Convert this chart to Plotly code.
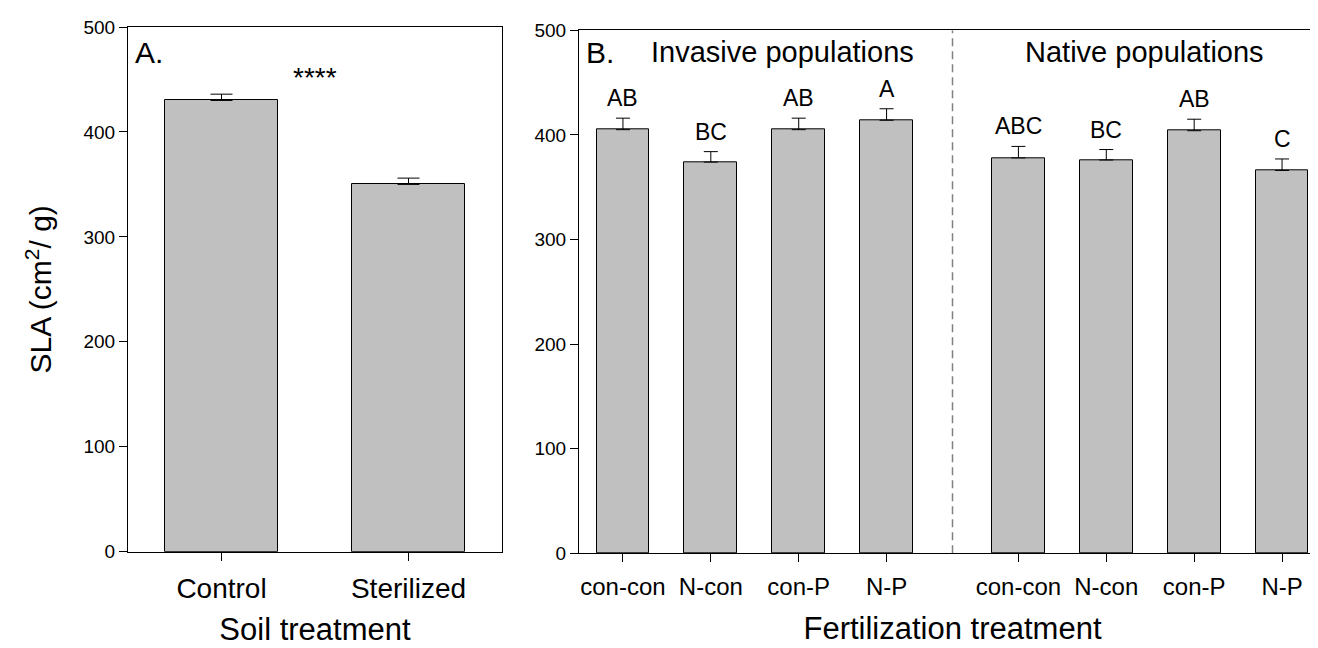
import plotly.graph_objects as go

# ---------------- data ----------------
soil_labels = ["Control", "Sterilized"]
soil_sla = [430, 350]
soil_se = [6, 6]

fert_labels = ["con-con", "N-con", "con-P", "N-P"]
inv_sla = [405, 374, 405, 414]
inv_se = [11, 10, 11, 11]
inv_letters = ["AB", "BC", "AB", "A"]
nat_sla = [378, 376, 404, 366]
nat_se = [11, 10, 11, 11]
nat_letters = ["ABC", "BC", "AB", "C"]

y_ticks = [0, 100, 200, 300, 400, 500]

# ---------------- styling ----------------
FONT = "Liberation Sans, Arial, Helvetica, sans-serif"
BAR = "#c0c0c0"
W, H = 1318, 648
ML, MR, MT, MB = 120, 0, 19, 102
PW, PH = W - ML - MR, H - MT - MB


def px_x(p):
    return (p - ML) / PW


def px_y(p):
    return (H - MB - p) / PH


soil_pos = list(range(len(soil_labels)))
inv_pos = [i for i in range(len(fert_labels))]
nat_pos = [len(fert_labels) + 0.5 + i for i in range(len(fert_labels))]
fert_pos = inv_pos + nat_pos

fig = go.Figure()

fig.add_trace(go.Bar(
    x=soil_pos, y=soil_sla, width=0.6,
    marker=dict(color=BAR, line=dict(color="black", width=1)),
    error_y=dict(type="data", array=soil_se, arrayminus=[0] * len(soil_se),
                 symmetric=False, color="black", thickness=1, width=11),
    xaxis="x", yaxis="y", showlegend=False, hoverinfo="x+y",
))

fig.add_trace(go.Bar(
    x=fert_pos, y=inv_sla + nat_sla, width=0.6,
    marker=dict(color=BAR, line=dict(color="black", width=1)),
    error_y=dict(type="data", array=inv_se + nat_se,
                 arrayminus=[0] * (len(inv_se) + len(nat_se)),
                 symmetric=False, color="black", thickness=1, width=7),
    xaxis="x2", yaxis="y2", showlegend=False, hoverinfo="y",
))

axis_common = dict(showgrid=False, zeroline=False, showline=True,
                   linecolor="black", linewidth=1, mirror=True,
                   ticks="outside", ticklen=8, tickcolor="black", tickwidth=1,
                   fixedrange=True)

annotations = []
# significance letters
for pos, v, se, t in zip(fert_pos, inv_sla + nat_sla, inv_se + nat_se,
                         inv_letters + nat_letters):
    annotations.append(dict(x=pos, y=v + se, xref="x2", yref="y2", text=t,
                            showarrow=False, yanchor="bottom", yshift=5,
                            font=dict(family=FONT, size=23, color="black")))
# panel A asterisks
annotations.append(dict(x=0.5, y=452, xref="x", yref="y", text="****",
                        showarrow=False, yanchor="middle",
                        font=dict(family=FONT, size=28, color="black")))
# panel letters
annotations.append(dict(x=px_x(125), y=px_y(44), xref="paper", yref="paper",
                        text="A.", showarrow=False, xanchor="left", yanchor="middle",
                        font=dict(family=FONT, size=30, color="black")))
annotations.append(dict(x=px_x(576), y=px_y(44), xref="paper", yref="paper",
                        text="B.", showarrow=False, xanchor="left", yanchor="middle",
                        font=dict(family=FONT, size=30, color="black")))
annotations.append(dict(x=px_x(774), y=px_y(44), xref="paper", yref="paper",
                        text="Invasive populations", showarrow=False,
                        xanchor="center", yanchor="middle",
                        font=dict(family=FONT, size=29, color="black")))
annotations.append(dict(x=px_x(1136), y=px_y(44), xref="paper", yref="paper",
                        text="Native populations", showarrow=False,
                        xanchor="center", yanchor="middle",
                        font=dict(family=FONT, size=29, color="black")))

divider = (inv_pos[-1] + nat_pos[0]) / 2

fig.update_layout(
    width=W, height=H,
    margin=dict(l=ML, r=MR, t=MT, b=MB),
    paper_bgcolor="white", plot_bgcolor="white",
    font=dict(family=FONT, color="black"),
    bargap=0,
    xaxis=dict(axis_common, domain=[px_x(120), px_x(494)], range=[-0.5, 1.5],
               tickmode="array", tickvals=soil_pos, ticktext=soil_labels,
               tickfont=dict(size=28), ticklabelstandoff=4, anchor="y",
               title=dict(text="Soil treatment", font=dict(size=31), standoff=15)),
    yaxis=dict(axis_common, domain=[px_y(543.7), px_y(19)], range=[0, 500],
               tickmode="array", tickvals=y_ticks, tickfont=dict(size=19),
               anchor="x",
               title=dict(text="SLA (cm<sup>2</sup>/ g)", font=dict(size=30), standoff=22)),
    xaxis2=dict(axis_common, domain=[px_x(571), 1.0], range=[-0.5, 8.0],
                tickmode="array", tickvals=fert_pos, ticktext=fert_labels * 2,
                tickfont=dict(size=24), ticklabelstandoff=4, anchor="y2",
                title=dict(text="Fertilization treatment", font=dict(size=31), standoff=18)),
    yaxis2=dict(axis_common, domain=[px_y(545.3), px_y(22.3)], range=[0, 500],
                tickmode="array", tickvals=y_ticks, tickfont=dict(size=19),
                anchor="x2"),
    shapes=[dict(type="line", xref="x2", yref="y2", x0=divider, x1=divider,
                 y0=0, y1=500, line=dict(color="#808080", width=1.5, dash="8px,5px"))],
    annotations=annotations,
)

fig.write_html("out.html")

**Written task:**
Output exactly the span of lines from the top of the listing through the line holding "y_ticks = [0, 100, 200, 300, 400, 500]", and leave every picture out.

**Response:**
Convert this chart to Plotly code.
import plotly.graph_objects as go

# ---------------- data ----------------
soil_labels = ["Control", "Sterilized"]
soil_sla = [430, 350]
soil_se = [6, 6]

fert_labels = ["con-con", "N-con", "con-P", "N-P"]
inv_sla = [405, 374, 405, 414]
inv_se = [11, 10, 11, 11]
inv_letters = ["AB", "BC", "AB", "A"]
nat_sla = [378, 376, 404, 366]
nat_se = [11, 10, 11, 11]
nat_letters = ["ABC", "BC", "AB", "C"]

y_ticks = [0, 100, 200, 300, 400, 500]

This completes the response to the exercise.